1) Pertukaran pelajar dengan full credit transfer. Kegiatan ini berupa kegiatan belajar lintas prodi atau bahkan lintas kampus. Kegiatan ini diharapkan menjadi tambahan wawasan lintas ilmu, pengetahuan, budaya dan sosial bagi mahasiswa.

2) Magang atau praktik kerja. Kegiatan ini sebenarnya sudah banyak dilakukan oleh perguruan tinggi dengan porsi atau pendekatan yang berbeda beda. Program ini dilaksanakan dengan 1 sampai 2 semester magang atau kerja praktik di industri atau dunia kerja bagi mahasiswa. Lama magang 1 atau 2 semester akan membekali mahasiswa dengan lebih banyak pengetahuan dan ketrampilan. Di sisi lain dunia industri atau profesi tempat magang akan mendapatkan tenaga segar dan dapat ditindaklanjuti dengan rekrutmen sebagai pegawai.

3) Asistensi mengajar di satuan Pendidikan. Kegiatan ini berbentuk asistensi mengajar di satuan belajar tingkat SD/MI, SMP/MTS atau SMA/MA/SMK. Kegiatan ini akan membekali mahasiswa yang berminat di dunia pendidikan untuk menyalurkan bakatnya sebagai guru atau mentor.

4) Penelitian atau riset. Kegiatan ini dalam bentuk penelitian atau riset di lembaga riset tertentu sesuai dengan bidang minat mahasiswa. Mahasiswa yang memiliki passion peneliti diharapkan dapat mengembangkan minat dan bakatnya di bidang penelitian sampai pada taraf terampil. Sebenarnya di perguruan tinggi telah menjadikan penelitian atau riset ini sebagai bagian tridharma. Akan tetapi pengalaman penelitian atau riset di lembaga riset tertentu dengan tema yang lebih terarah akan memberikan pengetahuan tentang ilmu dan aplikasinya dalam bidang kajian tersebut. Keahlian meneliti dalam bidang kajian tersebut akan menjadikan mahasiswa lebih terampil dibandingkan jika penelitian tersebut dilakukan di perguruan tinggi.

5) Proyek kemanusian.

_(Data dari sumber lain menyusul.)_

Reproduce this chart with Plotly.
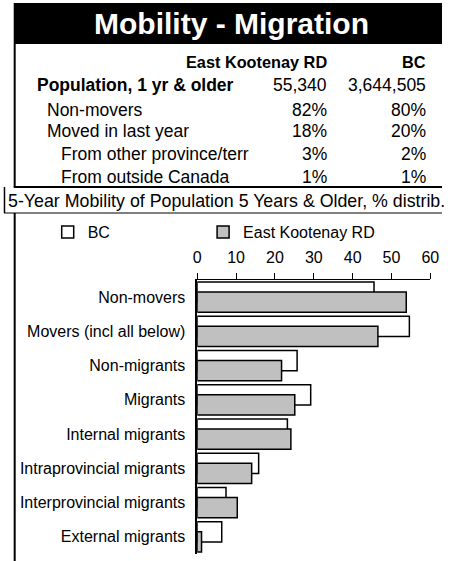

Bantuan perguruan tinggi pada banyak aktivitas penanganan suatu bencana umumnya bersifat volunteer dan sesaat. Nah, kegiatan proyek kemanusiaan ini diharapkan mampu membekali mahasiswa untuk menumbuhkan kepekaan sosial dan menyumbangkan potensinya untuk kemanusiaan tersebut. Keikutsertaan mahasiswa dalam pengelolaan proyek kemanusian juga akan memberikan pengalaman lapangan yang berbeda serta pengalaman pengelolaan keorganisasian tentang proyek kemanusiaan.

6) Kegiatan wirausaha. Kegiatan wirausaha mahasiswa selama ini dikembangkan sebagai bagian dari kegiatan minat dan bakat mahasiswa yang bukan bagian dari kurikulum. Hanya ada sebagian kecil prodi yang mencantumkan kewirausahaan masuk dalam kurikulumnya. Kampus merdeka akan menjadikan kegiatan wirausaha ini menjadi bagian dari pengembangan kurikulum prodi. Kegiatan wirausaha diharapkan mampu mengembangkan minat dan bakat mahasiswa di bidang wirausaha dengan bimbingan yang lebih intensif dan terarah. Dan tentu saja, kegiatan wirausaha ini diharapkan akan mencetak wirausahawan-wirausahawan muda yang berpendidikan dengan sentuhan iptek pada konten usahanya .

7) Studi atau proyek independen. Kegiatan ini menfasilitasi mahasiswa yang punya ide atau gagasan untuk dikembangkan menjadi karya yang kreatif dan produktif. Karya tersebut dapat berorientasi untuk kompetisi, untuk riset atau untuk pengembangan usaha baik skala nasional maupun internasional. Proyek independen diharapkan mampu melahirkan kreator kretaor muda yang memberikan dampak positif bagi perkembangan ilmu pengetahuan, teknologi serta dampak ekonomi masayarakat.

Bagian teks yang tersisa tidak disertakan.